Martinez wound up working out for about week with a group that included Washington’s Keith Price, Nevada’s Cody Fajardo and USC backup Cody Kessler. In July, teacher and pupil tried their new act out on a bigger stage: the Manning Passing Camp, featuring NFL brothers Peyton and Eli.
 
“The cool thing for me was, we had been working in the spring and summer, so nobody had seen him throw. Outside (the program), nobody had seen him throw,” Calhoun recalls. “So when he was throwing the ball at that Manning camp, it opened some eyes. I saw some heads turning, going, ‘OK, it looks good.
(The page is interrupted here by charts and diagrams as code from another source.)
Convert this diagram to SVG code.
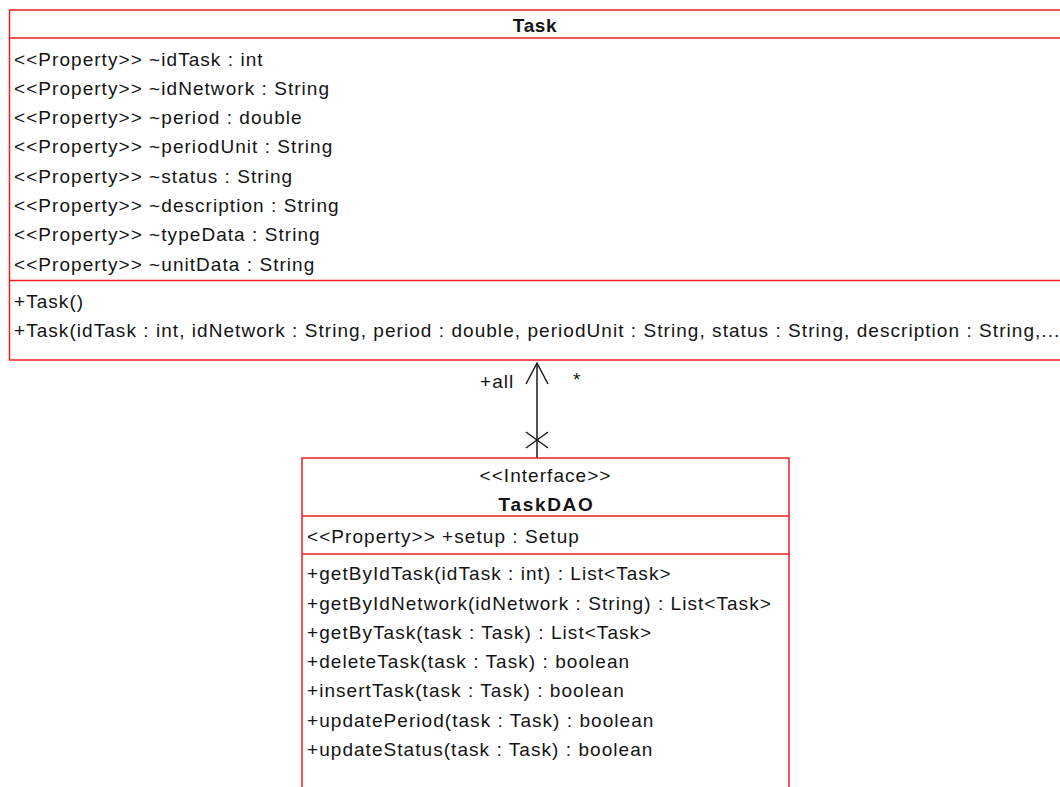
<svg xmlns="http://www.w3.org/2000/svg" width="1060" height="787" viewBox="0 0 1060 787">
<style>
.box{fill:#fff;stroke:#f21d1d;stroke-width:1.5}
.sep{stroke:#f21d1d;stroke-width:1.5}
text{font-family:"Liberation Sans",Arial,sans-serif;font-size:19px;letter-spacing:1.05px;fill:#141414}
.b{font-weight:bold;text-anchor:middle;letter-spacing:0.6px}
.c{text-anchor:middle}
.ln{stroke:#1a1a1a;stroke-width:1.5;fill:none}
</style>
<rect width="1060" height="787" fill="#fff"/>
<g id="Task">
<rect class="box" x="9.5" y="10" width="1060" height="350"/>
<line class="sep" x1="9.5" y1="38" x2="1060" y2="38"/>
<line class="sep" x1="9.5" y1="280.5" x2="1060" y2="280.5"/>
<text class="b" x="535" y="32">Task</text>
<text x="14" y="65.5">&lt;&lt;Property&gt;&gt; ~idTask : int</text>
<text x="14" y="94.8">&lt;&lt;Property&gt;&gt; ~idNetwork : String</text>
<text x="14" y="124.1">&lt;&lt;Property&gt;&gt; ~period : double</text>
<text x="14" y="153.4">&lt;&lt;Property&gt;&gt; ~periodUnit : String</text>
<text x="14" y="182.7">&lt;&lt;Property&gt;&gt; ~status : String</text>
<text x="14" y="212">&lt;&lt;Property&gt;&gt; ~description : String</text>
<text x="14" y="241.3">&lt;&lt;Property&gt;&gt; ~typeData : String</text>
<text x="14" y="270.6">&lt;&lt;Property&gt;&gt; ~unitData : String</text>
<text x="14" y="308.3">+Task()</text>
<text x="14" y="337.3">+Task(idTask : int, idNetwork : String, period : double, periodUnit : String, status : String, description : String,...</text>
</g>
<g id="connectors">
<line class="ln" x1="537" y1="363" x2="537" y2="458"/>
<polyline class="ln" points="526,384 537,363 548,384"/>
<line class="ln" x1="526" y1="432" x2="548" y2="448"/>
<line class="ln" x1="548" y1="432" x2="526" y2="448"/>
<text x="480" y="388">+all</text>
<text x="573" y="386">*</text>
</g>
<g id="TaskDAO">
<rect class="box" x="302" y="458" width="487" height="340"/>
<line class="sep" x1="302" y1="516" x2="789" y2="516"/>
<line class="sep" x1="302" y1="554" x2="789" y2="554"/>
<text class="c" x="545.5" y="482">&lt;&lt;Interface&gt;&gt;</text>
<text class="b" x="546.5" y="511" style="letter-spacing:1.7px">TaskDAO</text>
<text x="307" y="543">&lt;&lt;Property&gt;&gt; +setup : Setup</text>
<text x="307" y="580">+getByIdTask(idTask : int) : List&lt;Task&gt;</text>
<text x="307" y="610">+getByIdNetwork(idNetwork : String) : List&lt;Task&gt;</text>
<text x="307" y="639">+getByTask(task : Task) : List&lt;Task&gt;</text>
<text x="307" y="668">+deleteTask(task : Task) : boolean</text>
<text x="307" y="697">+insertTask(task : Task) : boolean</text>
<text x="307" y="727">+updatePeriod(task : Task) : boolean</text>
<text x="307" y="756">+updateStatus(task : Task) : boolean</text>
</g>
</svg>
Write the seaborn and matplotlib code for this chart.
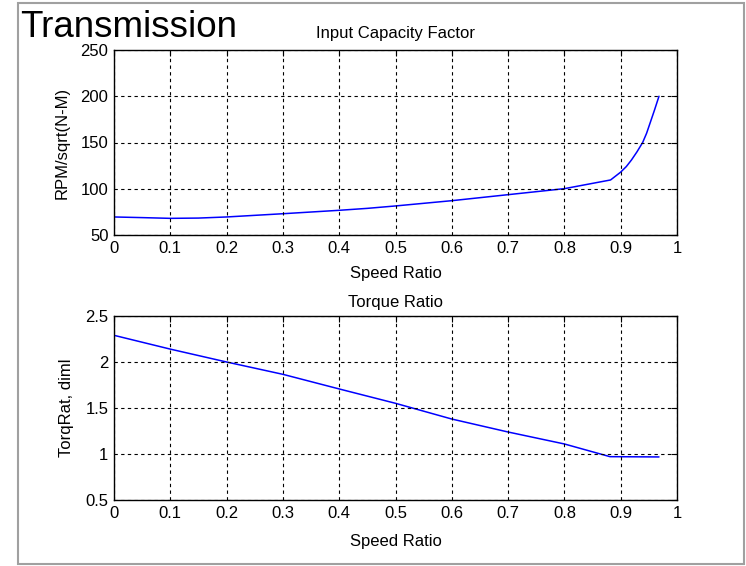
import matplotlib
matplotlib.use("Agg")
import numpy as np
import pandas as pd
import seaborn as sns
import matplotlib.pyplot as plt
from matplotlib.patches import Rectangle

# ---- data ----
speed_cap = [0.0, 0.05, 0.1, 0.15, 0.2, 0.3, 0.4, 0.45, 0.5, 0.6, 0.7, 0.8, 0.882,
             0.9, 0.91, 0.919, 0.929, 0.939, 0.946, 0.952, 0.96, 0.968]
cap_factor = [69.5, 68.8, 68.0, 68.3, 69.5, 73.0, 76.7, 78.8, 81.4, 87.1, 93.6, 100.1, 109.5,
              118.0, 124.0, 131.0, 140.0, 150.0, 160.0, 170.7, 185.0, 200.0]

speed_torq = [0.0, 0.1, 0.2, 0.3, 0.4, 0.5, 0.6, 0.7, 0.8, 0.881, 0.968]
torq_ratio = [2.29, 2.14, 2.00, 1.866, 1.707, 1.551, 1.38, 1.239, 1.109, 0.971, 0.968]

xticks = [0, 0.1, 0.2, 0.3, 0.4, 0.5, 0.6, 0.7, 0.8, 0.9, 1.0]
xtick_labels = ["0", "0.1", "0.2", "0.3", "0.4", "0.5", "0.6", "0.7", "0.8", "0.9", "1"]
yticks_top = [50, 100, 150, 200, 250]
yticks_bot = [0.5, 1, 1.5, 2, 2.5]
ytick_labels_bot = ["0.5", "1", "1.5", "2", "2.5"]

sns.set_theme(style="white")
plt.rcParams["font.family"] = ["Liberation Sans", "DejaVu Sans"]

W, H = 746, 566
fig = plt.figure(figsize=(W / 100, H / 100), dpi=100)
fig.patch.set_facecolor("white")

def fx(px):
    return px / W

def fy(py):
    return 1 - py / H

ax1 = fig.add_axes([fx(114), fy(235), fx(677) - fx(114), fy(50) - fy(235)])
ax2 = fig.add_axes([fx(114), fy(500), fx(677) - fx(114), fy(316) - fy(500)])

df1 = pd.DataFrame({"sr": speed_cap, "v": cap_factor})
df2 = pd.DataFrame({"sr": speed_torq, "v": torq_ratio})

sns.lineplot(data=df1, x="sr", y="v", ax=ax1, color="#0000ff", linewidth=1.1, estimator=None, sort=False)
sns.lineplot(data=df2, x="sr", y="v", ax=ax2, color="#0000ff", linewidth=1.1, estimator=None, sort=False)

for ax in (ax1, ax2):
    ax.set_xlim(0, 1)
    ax.set_xticks(xticks)
    ax.set_xticklabels(xtick_labels)
    ax.grid(True, color="black", linestyle=(0, (3, 3)), linewidth=0.8)
    ax.set_axisbelow(False)
    for s in ax.spines.values():
        s.set_color("black")
        s.set_linewidth(1.0)
        s.set_visible(True)
    ax.tick_params(direction="in", top=True, right=True, length=4, width=0.8,
                   labelsize=12, pad=4, colors="black")

ax1.set_xlabel("Speed Ratio", fontsize=12, labelpad=7.5, color="black")
ax2.set_xlabel("Speed Ratio", fontsize=12, labelpad=10, color="black")

ax1.set_ylim(50, 250)
ax1.set_yticks(yticks_top)
ax1.set_ylabel("RPM/sqrt(N-M)", fontsize=12, labelpad=8, color="black")
ax1.set_title("Input Capacity Factor", fontsize=12, pad=8.5, color="black")

ax2.set_ylim(0.5, 2.5)
ax2.set_yticks(yticks_bot)
ax2.set_yticklabels(ytick_labels_bot)
ax2.set_ylabel("TorqRat, diml", fontsize=12, labelpad=8, color="black")
ax2.set_title("Torque Ratio", fontsize=12, pad=6.5, color="black")

fig.text(fx(20), fy(37), "Transmission", fontsize=26.5, ha="left", va="baseline", color="black")

fig.patches.append(Rectangle((fx(18), fy(564)), fx(744) - fx(18), fy(3) - fy(564),
                             transform=fig.transFigure, fill=False,
                             edgecolor="#a0a0a0", linewidth=1.5))

fig.savefig("out.png", dpi=100)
It looks better.'”

Calhoun also gives credit to Huskers offensive coordinator Tim Beck for taking his summer lessons and hammering them into his signal-caller’s head all through preseason camp. Camera 1 … Camera 2 … Camera 3 … set your GPS …
 
“He was saying sometimes I drop my left arm, maybe I don’t get my arms all the way across (my body),” Martinez recalls. “The little details like that.”
 
Martinez has become obsessed with little details as of late, pouring over game film with Beck and graduate assistant Joe Ganz, a former Huskers quarterback. The result: fewer ducks, more darts.
 
“I think he’s made great strides,” Huskers coach Bo Pelini says. “He put a lot of work in in the off-season and has had a great attention to detail in his preparation. Believe me, he made his share of mistakes, like anybody does, but he played a really solid football game.”
 
During the first day of preseason practice, the California native declared that he wanted to complete 70 percent of his passes this season. After a 26-for-34 afternoon against the Golden Eagles — 76.5 percent — he’s off to a flying start. No wonder papa can’t stop smiling.
 
“It’s not rocket science,” Calhoun says with a chuckle. “I promise you, it’s not rocket science. It’s basic fundamentals. That’s what I teach. People think it’s some kind of a magic trick.”
 
Or some kind of miracle. Another week like this last one, and Martinez’s GPS might start leading him all the way to New York City.